Populations that lived on the land we live on now. The very land from which you are condemning his actions. Do you want to give it back? Or do you think that saying you're sorry justifies the fact that you're still occupying their stolen property?
We gave "American Indians" back some of their lands.

Or something like that.

Personally, I think that was ill-advised, in some ways.

Not really clear on the whole thing, haven’t made a study of it to any great detail.
 
Populations that lived on the land we live on now. The very land from which you are condemning his actions. Do you want to give it back? Or do you think that saying you're sorry justifies the fact that you're still occupying their stolen property?

Isn't there a middle ground between giving the land back to the descendants of the people who were here 500 years ago, and honoring a genocidal tyrant with a holiday?
 
I was putting Columbus in his proper place in history along with the rest of the conquistadors in opposition to the fairy tale children hear in grade school and stated that he shouldn't be honored. You were the one that took that and leapt to these ridiculous conclusions.

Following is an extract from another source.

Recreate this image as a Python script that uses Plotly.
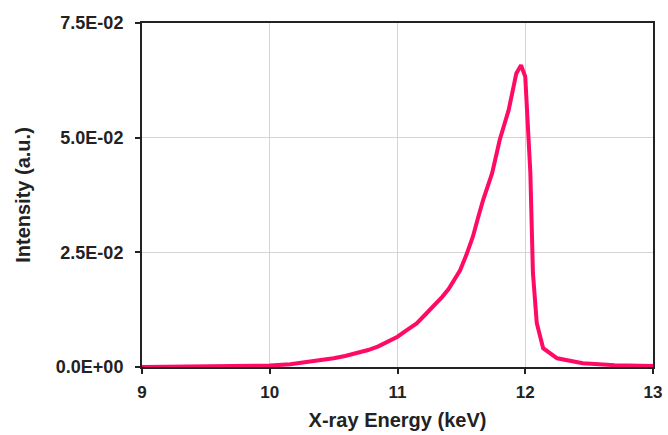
import plotly.graph_objects as go

energy_kev = [9.0, 9.5, 10.0, 10.16, 10.25, 10.34, 10.42, 10.5, 10.59, 10.68, 10.77, 10.85,
              10.92, 11.0, 11.07, 11.15, 11.22, 11.3, 11.35, 11.4, 11.44, 11.49, 11.54,
              11.59, 11.63, 11.67, 11.74, 11.8, 11.87, 11.93, 11.967, 12.0, 12.04, 12.06,
              12.09, 12.14, 12.25, 12.45, 12.7, 13.0]
intensity = [0.0, 0.0001, 0.0003, 0.0006, 0.0009, 0.0012, 0.0015, 0.0019, 0.0024, 0.0030,
             0.0037, 0.0045, 0.0055, 0.0066, 0.0080, 0.0095, 0.0115, 0.0138, 0.0153, 0.0170,
             0.0190, 0.0211, 0.0245, 0.0284, 0.0325, 0.0364, 0.0422, 0.0495, 0.056, 0.064,
             0.0658, 0.0633, 0.0423, 0.0205, 0.0096, 0.0041, 0.0019, 0.0008, 0.0004, 0.0002]

x_ticks = [9, 10, 11, 12, 13]
y_tickvals = [0.0, 0.025, 0.05, 0.075]
y_ticktext = ["0.0E+00", "2.5E-02", "5.0E-02", "7.5E-02"]

fig = go.Figure()
fig.add_trace(go.Scatter(x=energy_kev, y=intensity, mode="lines",
                         line=dict(color="#FF0A64", width=4), showlegend=False))

font_family = "Liberation Sans, Arial, sans-serif"
fig.update_layout(
    width=668, height=435,
    margin=dict(l=142, r=15, t=23, b=68),
    paper_bgcolor="white", plot_bgcolor="white",
    font=dict(family=font_family, color="#222222"),
)
fig.update_xaxes(
    range=[9, 13], tickvals=x_ticks, ticktext=[f"<b>{t}</b>" for t in x_ticks],
    tickfont=dict(size=17), showgrid=True, gridcolor="#d4d4d4", gridwidth=1,
    showline=True, linecolor="#222222", linewidth=2, mirror=True,
    ticks="outside", ticklen=5, tickwidth=2, tickcolor="#222222",
    ticklabelstandoff=4, automargin=False,
    title=dict(text="<b>X-ray Energy (keV)</b>", font=dict(size=20), standoff=12),
    zeroline=False,
)
fig.update_yaxes(
    range=[0, 0.075], tickvals=y_tickvals, ticktext=[f"<b>{t}</b>" for t in y_ticktext],
    tickfont=dict(size=18), showgrid=True, gridcolor="#d4d4d4", gridwidth=1,
    showline=True, linecolor="#222222", linewidth=2, mirror=True,
    ticks="outside", ticklen=5, tickwidth=2, tickcolor="#222222",
    ticklabelstandoff=8, automargin=False,
    title=dict(text="<b>Intensity (a.u.)</b>", font=dict(size=20), standoff=20),
    zeroline=False,
)
fig.write_html("out.html")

And what you're forgetting is that Colombus and all those other conquistadors made your life possible. You have no moral standing to condemn them when you are still profiting from their actions.
 
And what you're forgetting is that Colombus and all those other conquistadors made your life possible. You have no moral standing to condemn them when you are still profiting from their actions.

Perhaps we should honor all genocidal tyrants with holidays, then. After all, if it weren't for them, where would we be?
 
who knows-but I note it has become quite fashionable for those in the country who dislike America or are ambivalent about her undeniable greatness to bash Columbus as some sort of surrogate for the nation.
 
Lets see here, he hopped in a wooden boat, sailed across a big bit of water, and back, a couple of times, I'd say that deserves a holiday.